Washington loathed religious fanaticism, and on that subject he sounded like a true student of the Enlightenment. 'We have abundant reason to rejoice that, in this land, the light of truth and reason has triumphed over the power of bigotry and superstition,' President Washington wrote to one Baltimore church. ... Washington: A Life, Ron Chernow, pg. 132

A couple of years ago I was speaking with a friend and noted that our current president was, let's say, unique, among all the U.S. presidents. I think many would agree with this assessment. In any case, my friend asked if I had studied all the presidents and I admitted, I had not. So, being the nerd that I am, I set about reading a biography of each president, in order. (I just finished James Buchanan by Jean H. Baker, and just started Lincoln by David Herbert Donald). I get most of my ideas from this excellent web site called My Journey Through the Best Presidential Biographies by Stephen Floyd, whose even nerdier than me, in that he's read multiple bio biographies for each president and writes reviews of each.

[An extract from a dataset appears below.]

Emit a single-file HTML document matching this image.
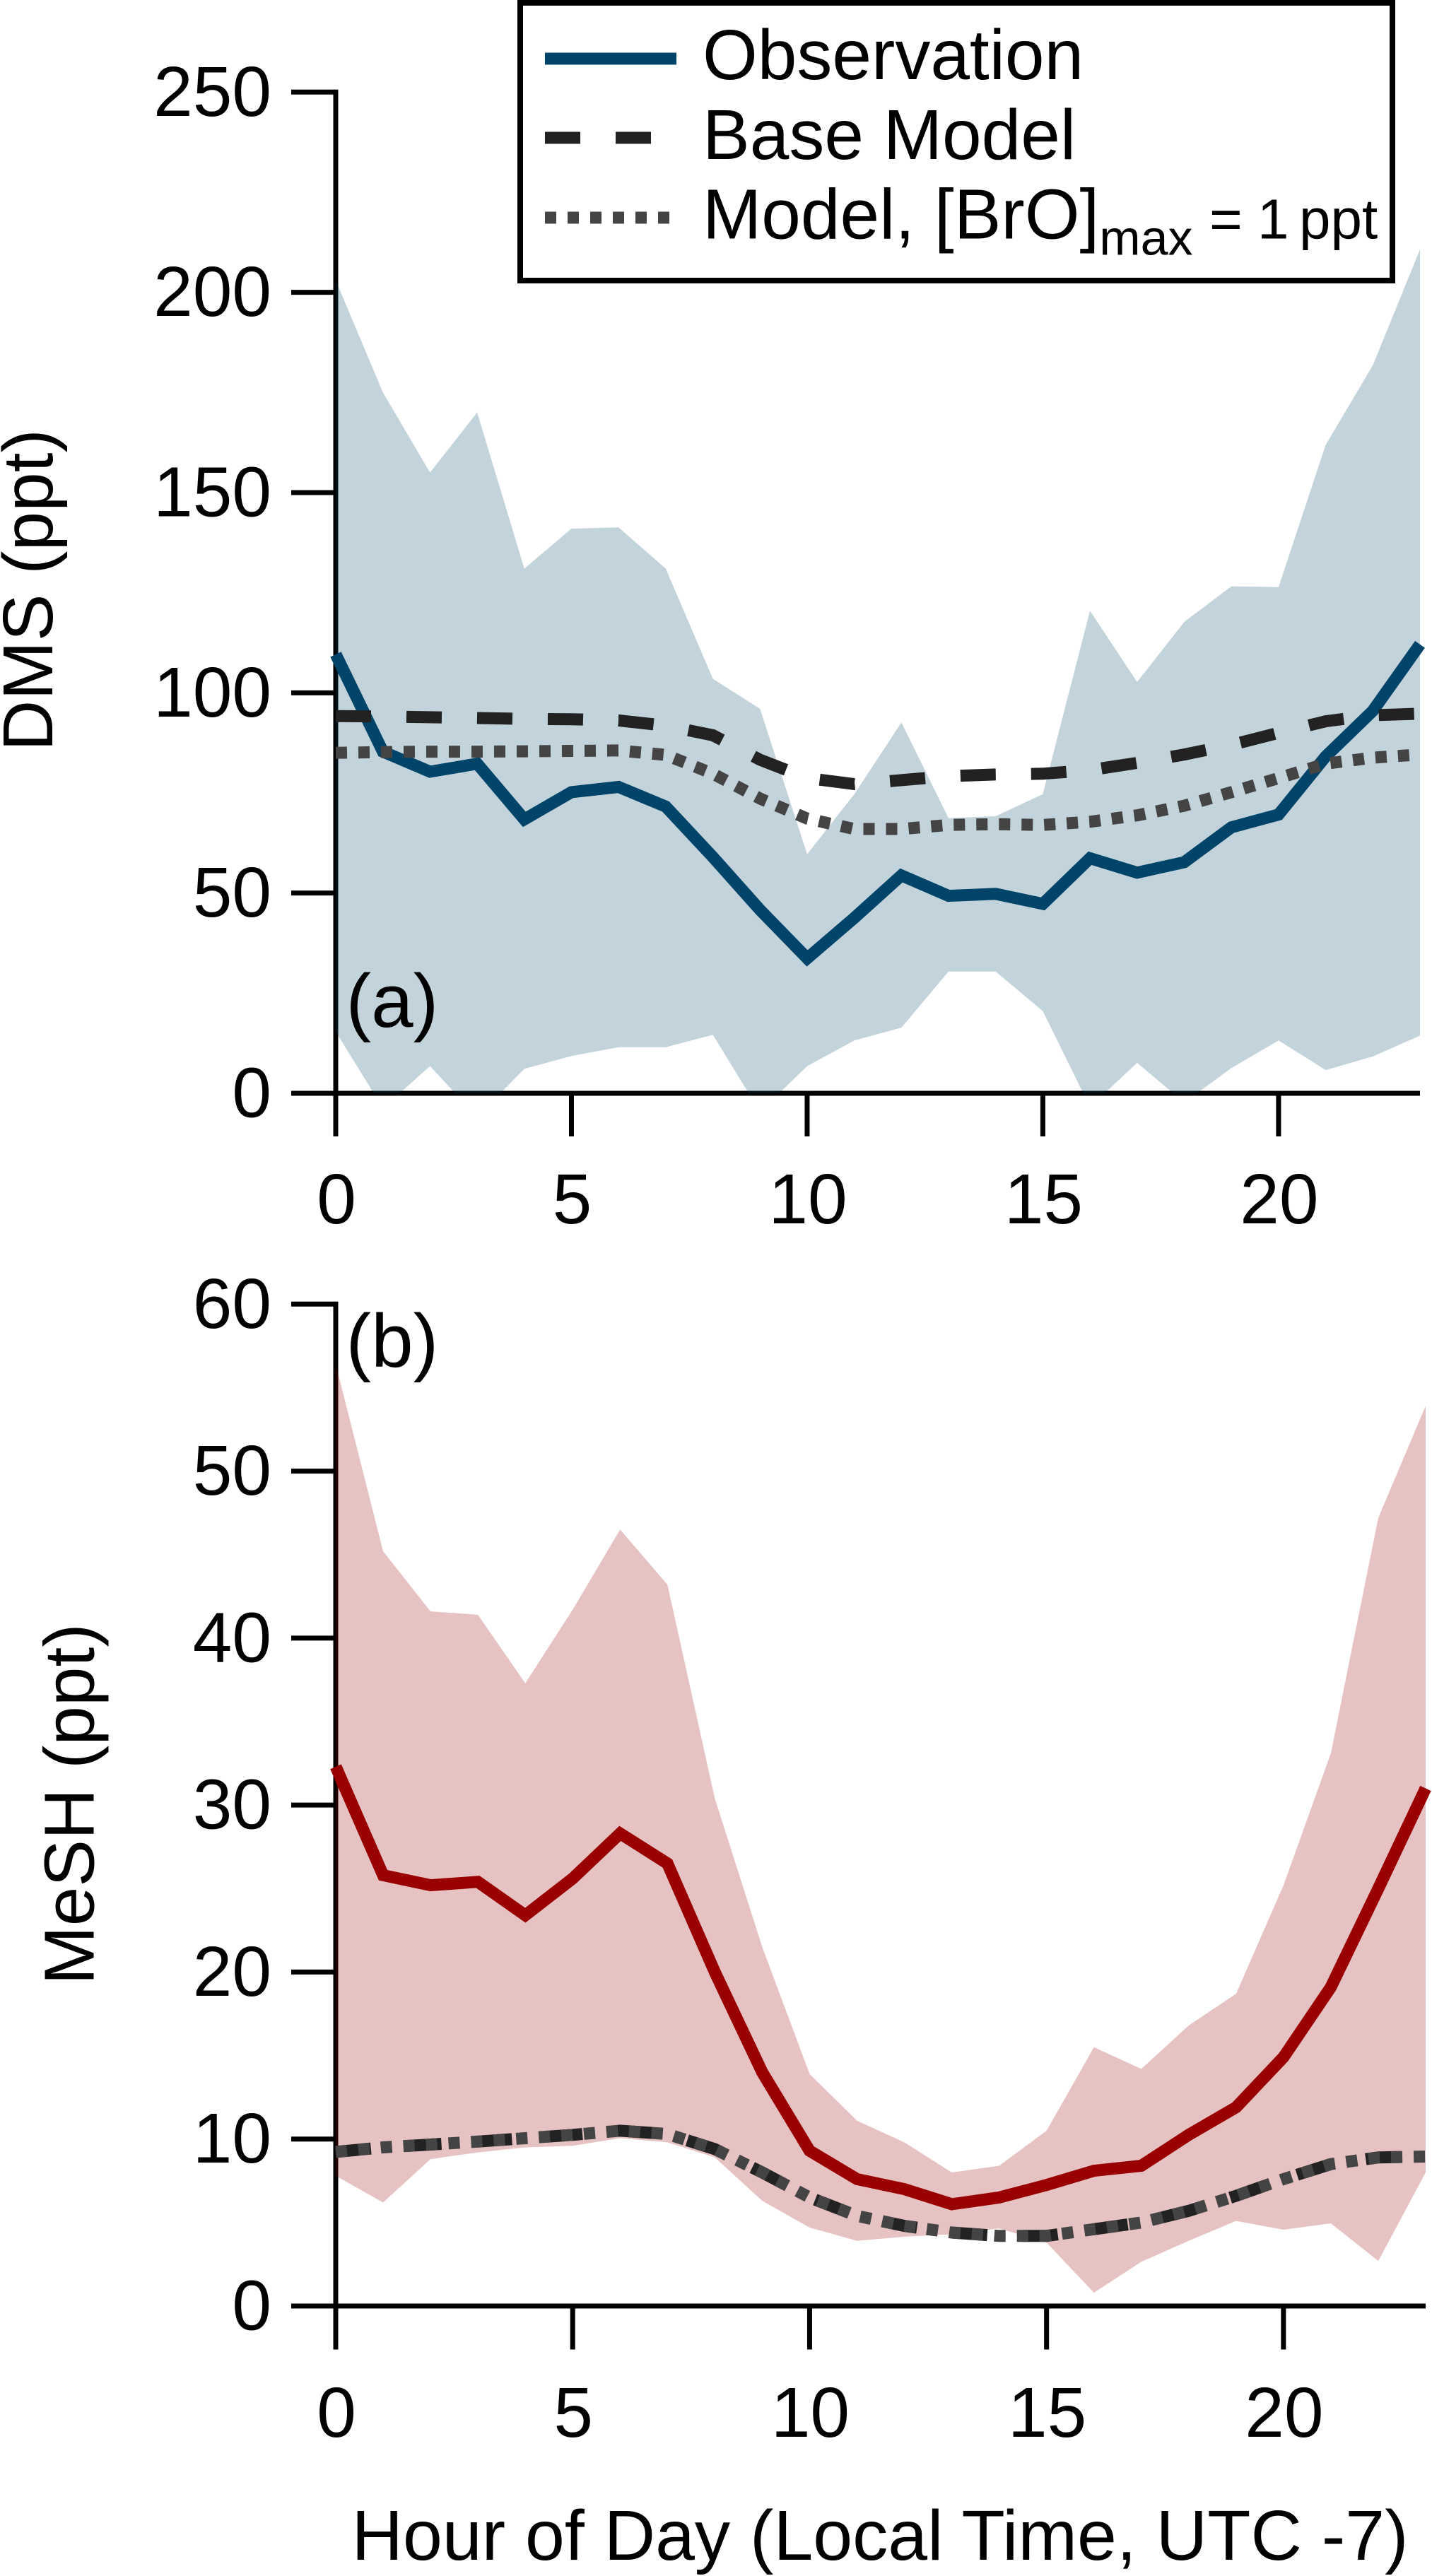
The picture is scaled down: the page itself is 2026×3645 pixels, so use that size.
<!DOCTYPE html>
<html>
<head>
<meta charset="utf-8">
<title>DMS and MeSH diurnal cycles</title>
<style>
html,body{margin:0;padding:0;background:#fff;}
svg{display:block;}
text{font-family:"Liberation Sans",Arial,sans-serif;fill:#000;}
</style>
</head>
<body>
<svg id="chart" xmlns="http://www.w3.org/2000/svg" width="2026" height="3645" viewBox="0 0 2026 3645">
  <rect x="0" y="0" width="2026" height="3645" fill="#ffffff"/>
  <g id="panelA"></g>
  <g id="panelB"></g>

  <text font-size="100" text-anchor="middle" transform="translate(74 835) rotate(-90)">DMS (ppt)</text>
  <text font-size="100" text-anchor="middle" transform="translate(132.5 2553) rotate(-90)">MeSH (ppt)</text>
  <text font-size="100.4" x="497.5" y="3622">Hour of Day (Local Time, UTC -7)</text>
  <text font-size="107" x="489.5" y="1453">(a)</text>
  <text font-size="107" x="489.5" y="1934">(b)</text>

  <g>
    <rect x="736" y="4" width="1234" height="393" fill="#ffffff" stroke="#000000" stroke-width="8"/>
    <line x1="771" y1="83" x2="957" y2="83" stroke="#004569" stroke-width="17"/>
    <line x1="771" y1="195" x2="957" y2="195" stroke="#222222" stroke-width="17" stroke-dasharray="50 50"/>
    <line x1="771" y1="308" x2="957" y2="308" stroke="#444444" stroke-width="17" stroke-dasharray="16 16"/>
    <text font-size="100" x="994" y="112">Observation</text>
    <text font-size="100" x="994" y="225">Base Model</text>
    <text font-size="100" x="994" y="337.5">Model, [BrO]<tspan font-size="70" dy="23">max</tspan><tspan font-size="80" x="1711" dy="-23">=</tspan><tspan font-size="80" x="1779">1</tspan><tspan font-size="80" x="1838">ppt</tspan></text>
  </g>
</svg>

<script>
const hours = [0,1,2,3,4,5,6,7,8,9,10,11,12,13,14,15,16,17,18,19,20,21,22,23];

const dmsObservation = [109.6,85.3,80.3,82.3,68.4,75.2,76.5,71.6,59,45.8,33.7,43.8,54.4,49.3,49.8,47.3,58.7,55.1,57.7,66.4,69.6,84.1,95.5,112.1];
const dmsUpper = [203,175,155,170,131,141,141.3,131,103.5,96,59.7,74.7,92.6,68.7,69.2,74.7,120.5,102.7,117.7,126.6,126.4,161.9,181.8,210.7];
const dmsLower = [15.4,-3.7,6.8,-5.9,6.1,9.3,11.5,11.5,14.6,-4.6,6.8,13.2,16.4,30.4,30.4,20.5,-3.4,7.6,-2.3,6.3,13.2,5.8,9.2,14.4];
const dmsBaseModel = [94.2,94.1,93.9,93.7,93.5,93.4,93.1,91.8,89.4,83.3,78.7,77.2,78.2,79.2,79.6,79.8,80.7,82.5,84.6,87,90,92.9,94.4,94.8];
const dmsBroModel = [85,85.2,85.3,85.3,85.4,85.5,85.6,84.5,79.8,73.6,68.6,66,66,67,67.2,67,67.8,69.4,71.8,75.2,78.7,82.3,83.8,84.6];

const meshObservation = [32.3,25.8,25.2,25.4,23.4,25.6,28.3,26.5,20,14,9.3,7.6,7,6.1,6.5,7.25,8.1,8.4,10.25,11.9,14.9,19.1,25,31];
const meshUpper = [56.4,45.2,41.6,41.4,37.3,41.7,46.5,43.2,30.4,21.5,13.9,11.1,9.8,8,8.4,10.5,15.5,14.2,16.8,18.7,25.2,33.1,47.2,53.9];
const meshLower = [7.8,6.2,8.8,9.2,9.5,9.6,10.05,9.8,8.9,6.3,4.7,3.9,4.15,4.3,4.65,3.8,0.8,2.65,3.9,5.1,4.57,4.95,2.7,8];
const meshBaseModel = [9.23,9.5,9.67,9.85,10.05,10.25,10.5,10.3,9.4,8,6.5,5.4,4.8,4.4,4.2,4.2,4.6,5,5.7,6.6,7.6,8.5,8.9,8.95];
const meshBroModel = [9.23,9.5,9.67,9.85,10.05,10.25,10.5,10.3,9.4,8,6.5,5.4,4.8,4.4,4.2,4.2,4.6,5,5.7,6.6,7.6,8.5,8.9,8.95];

const xTickValues = [0,5,10,15,20];
const dmsTickValues = [0,50,100,150,200,250];
const meshTickValues = [0,10,20,30,40,50,60];

const NS = 'http://www.w3.org/2000/svg';
const LINE_W = 17;
const AXIS_W = 7;

function make(tag, attrs, parent) {
  const el = document.createElementNS(NS, tag);
  for (const k in attrs) el.setAttribute(k, attrs[k]);
  parent.appendChild(el);
  return el;
}
function scale(d0, d1, r0, r1) {
  return function (v) { return r0 + (v - d0) * (r1 - r0) / (d1 - d0); };
}
function linePoints(xs, ys, sx, sy) {
  return xs.map(function (h, i) { return sx(h).toFixed(1) + ',' + sy(ys[i]).toFixed(1); }).join(' ');
}

function drawPanel(cfg) {
  const g = cfg.group;
  const sx = scale(0, 23, cfg.x0, cfg.x23);
  const sy = scale(0, cfg.yMax, cfg.y0, cfg.yTop);

  // axes
  const yAxis = make('line', {x1: sx(0), y1: sy(cfg.yMax) - AXIS_W / 2, x2: sx(0), y2: cfg.xTickEnd, stroke: '#000', 'stroke-width': AXIS_W}, g);
  
  
  const xAxis = make('line', {x1: sx(0), y1: sy(0), x2: sx(23), y2: sy(0), stroke: '#000', 'stroke-width': AXIS_W}, g);
  
  

  cfg.yTicks.forEach(function (v) {
    const t = make('line', {x1: 412, y1: sy(v), x2: sx(0), y2: sy(v), stroke: '#000', 'stroke-width': AXIS_W}, g);
    
    
    const l = make('text', {x: 384, y: sy(v) + 33.5, 'font-size': 100, 'text-anchor': 'end'}, g);
    l.textContent = String(v);
    
    
  });
  cfg.xTicks.forEach(function (v) {
    const t = make('line', {x1: sx(v), y1: sy(0), x2: sx(v), y2: cfg.xTickEnd, stroke: '#000', 'stroke-width': AXIS_W}, g);
    
    
    const l = make('text', {x: sx(v) + 1, y: cfg.xLabelBase, 'font-size': 100, 'text-anchor': 'middle'}, g);
    l.textContent = String(v);
    
    
  });

  // band, clipped to the plot area
  const clipId = cfg.prefix + '-clip';
  const clip = make('clipPath', {id: clipId}, g);
  make('rect', {x: sx(0), y: sy(cfg.yMax), width: sx(23) - sx(0), height: sy(0) - sy(cfg.yMax)}, clip);
  const upperPts = linePoints(hours, cfg.upper, sx, sy);
  const lowerPts = linePoints(hours.slice().reverse(), cfg.lower.slice().reverse(), sx, sy);
  const band = make('polygon', {points: upperPts + ' ' + lowerPts, fill: cfg.color, 'fill-opacity': 0.24, 'clip-path': 'url(#' + clipId + ')'}, g);
  
  

  // series
  const obs = make('polyline', {points: linePoints(hours, cfg.obs, sx, sy), fill: 'none', stroke: cfg.color, 'stroke-width': LINE_W, 'stroke-linejoin': 'miter'}, g);
  
  
  const base = make('polyline', {points: linePoints(hours, cfg.base, sx, sy), fill: 'none', stroke: '#222222', 'stroke-width': LINE_W, 'stroke-dasharray': '50 50'}, g);
  
  
  const bro = make('polyline', {points: linePoints(hours, cfg.bro, sx, sy), fill: 'none', stroke: '#444444', 'stroke-width': LINE_W, 'stroke-dasharray': '16 16'}, g);
  
  
}

drawPanel({
  group: document.getElementById('panelA'), prefix: 'dms',
  x0: 475, x23: 2009, y0: 1547, yTop: 130.3, yMax: 250,
  xTickEnd: 1608, xLabelBase: 1731,
  yTicks: dmsTickValues, xTicks: xTickValues, color: '#004569',
  upper: dmsUpper, lower: dmsLower, obs: dmsObservation, base: dmsBaseModel, bro: dmsBroModel
});
drawPanel({
  group: document.getElementById('panelB'), prefix: 'mesh',
  x0: 475, x23: 2017, y0: 3263, yTop: 1845.3, yMax: 60,
  xTickEnd: 3324.5, xLabelBase: 3448,
  yTicks: meshTickValues, xTicks: xTickValues, color: '#990000',
  upper: meshUpper, lower: meshLower, obs: meshObservation, base: meshBaseModel, bro: meshBroModel
});
</script>
</body>
</html>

As for my original purpose for studying the presidents; our current president still stands unique, especially in his style of communication, especially compared to the "founding fathers"; but the stark divisions in the opinions of the American people is not so unique.

I thought it would be cool to post stuff I'm learning, as I read; especially in the form of quotes from the books, starting with the one above.